**Set task:** Set down the material below in full, matching it exactly.
────────
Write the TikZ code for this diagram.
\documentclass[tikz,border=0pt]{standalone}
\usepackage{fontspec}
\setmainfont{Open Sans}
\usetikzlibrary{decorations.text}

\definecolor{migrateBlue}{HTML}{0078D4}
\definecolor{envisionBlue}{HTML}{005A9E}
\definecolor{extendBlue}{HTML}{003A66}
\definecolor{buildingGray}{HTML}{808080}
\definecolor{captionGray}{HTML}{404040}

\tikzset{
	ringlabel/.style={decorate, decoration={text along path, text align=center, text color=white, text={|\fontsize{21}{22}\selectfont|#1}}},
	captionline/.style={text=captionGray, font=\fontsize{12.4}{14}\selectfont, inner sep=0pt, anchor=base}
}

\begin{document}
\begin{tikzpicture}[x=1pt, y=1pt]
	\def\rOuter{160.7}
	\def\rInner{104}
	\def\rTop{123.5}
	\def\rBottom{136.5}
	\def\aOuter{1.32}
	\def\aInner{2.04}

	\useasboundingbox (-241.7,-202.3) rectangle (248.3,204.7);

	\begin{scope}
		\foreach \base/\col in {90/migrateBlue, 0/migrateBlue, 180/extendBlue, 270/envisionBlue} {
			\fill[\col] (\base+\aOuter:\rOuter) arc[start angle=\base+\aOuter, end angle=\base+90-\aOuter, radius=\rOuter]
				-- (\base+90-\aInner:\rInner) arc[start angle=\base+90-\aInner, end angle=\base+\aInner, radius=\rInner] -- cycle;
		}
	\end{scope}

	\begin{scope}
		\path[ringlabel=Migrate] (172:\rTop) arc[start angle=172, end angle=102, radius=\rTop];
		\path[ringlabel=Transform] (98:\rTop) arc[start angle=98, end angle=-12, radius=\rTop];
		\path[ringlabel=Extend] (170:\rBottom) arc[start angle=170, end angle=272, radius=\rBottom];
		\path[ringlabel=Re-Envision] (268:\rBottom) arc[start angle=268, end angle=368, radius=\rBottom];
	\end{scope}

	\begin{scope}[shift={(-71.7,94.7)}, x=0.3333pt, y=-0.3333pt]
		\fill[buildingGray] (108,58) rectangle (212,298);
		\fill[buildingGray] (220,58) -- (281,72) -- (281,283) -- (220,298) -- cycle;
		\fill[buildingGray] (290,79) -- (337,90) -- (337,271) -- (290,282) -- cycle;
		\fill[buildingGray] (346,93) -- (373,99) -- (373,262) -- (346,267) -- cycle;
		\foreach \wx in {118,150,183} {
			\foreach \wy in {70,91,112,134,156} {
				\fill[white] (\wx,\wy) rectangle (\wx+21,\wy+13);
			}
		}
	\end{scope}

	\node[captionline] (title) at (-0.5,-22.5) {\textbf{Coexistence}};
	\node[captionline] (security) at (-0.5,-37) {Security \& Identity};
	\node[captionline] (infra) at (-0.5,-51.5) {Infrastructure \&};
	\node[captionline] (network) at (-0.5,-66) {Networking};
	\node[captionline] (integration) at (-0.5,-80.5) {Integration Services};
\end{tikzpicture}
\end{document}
────────
**Solved exercise:**
Write the TikZ code for this diagram.
\documentclass[tikz,border=0pt]{standalone}
\usepackage{fontspec}
\setmainfont{Open Sans}
\usetikzlibrary{decorations.text}

\definecolor{migrateBlue}{HTML}{0078D4}
\definecolor{envisionBlue}{HTML}{005A9E}
\definecolor{extendBlue}{HTML}{003A66}
\definecolor{buildingGray}{HTML}{808080}
\definecolor{captionGray}{HTML}{404040}

\tikzset{
	ringlabel/.style={decorate, decoration={text along path, text align=center, text color=white, text={|\fontsize{21}{22}\selectfont|#1}}},
	captionline/.style={text=captionGray, font=\fontsize{12.4}{14}\selectfont, inner sep=0pt, anchor=base}
}

\begin{document}
\begin{tikzpicture}[x=1pt, y=1pt]
	\def\rOuter{160.7}
	\def\rInner{104}
	\def\rTop{123.5}
	\def\rBottom{136.5}
	\def\aOuter{1.32}
	\def\aInner{2.04}

	\useasboundingbox (-241.7,-202.3) rectangle (248.3,204.7);

	\begin{scope}
		\foreach \base/\col in {90/migrateBlue, 0/migrateBlue, 180/extendBlue, 270/envisionBlue} {
			\fill[\col] (\base+\aOuter:\rOuter) arc[start angle=\base+\aOuter, end angle=\base+90-\aOuter, radius=\rOuter]
				-- (\base+90-\aInner:\rInner) arc[start angle=\base+90-\aInner, end angle=\base+\aInner, radius=\rInner] -- cycle;
		}
	\end{scope}

	\begin{scope}
		\path[ringlabel=Migrate] (172:\rTop) arc[start angle=172, end angle=102, radius=\rTop];
		\path[ringlabel=Transform] (98:\rTop) arc[start angle=98, end angle=-12, radius=\rTop];
		\path[ringlabel=Extend] (170:\rBottom) arc[start angle=170, end angle=272, radius=\rBottom];
		\path[ringlabel=Re-Envision] (268:\rBottom) arc[start angle=268, end angle=368, radius=\rBottom];
	\end{scope}

	\begin{scope}[shift={(-71.7,94.7)}, x=0.3333pt, y=-0.3333pt]
		\fill[buildingGray] (108,58) rectangle (212,298);
		\fill[buildingGray] (220,58) -- (281,72) -- (281,283) -- (220,298) -- cycle;
		\fill[buildingGray] (290,79) -- (337,90) -- (337,271) -- (290,282) -- cycle;
		\fill[buildingGray] (346,93) -- (373,99) -- (373,262) -- (346,267) -- cycle;
		\foreach \wx in {118,150,183} {
			\foreach \wy in {70,91,112,134,156} {
				\fill[white] (\wx,\wy) rectangle (\wx+21,\wy+13);
			}
		}
	\end{scope}

	\node[captionline] (title) at (-0.5,-22.5) {\textbf{Coexistence}};
	\node[captionline] (security) at (-0.5,-37) {Security \& Identity};
	\node[captionline] (infra) at (-0.5,-51.5) {Infrastructure \&};
	\node[captionline] (network) at (-0.5,-66) {Networking};
	\node[captionline] (integration) at (-0.5,-80.5) {Integration Services};
\end{tikzpicture}
\end{document}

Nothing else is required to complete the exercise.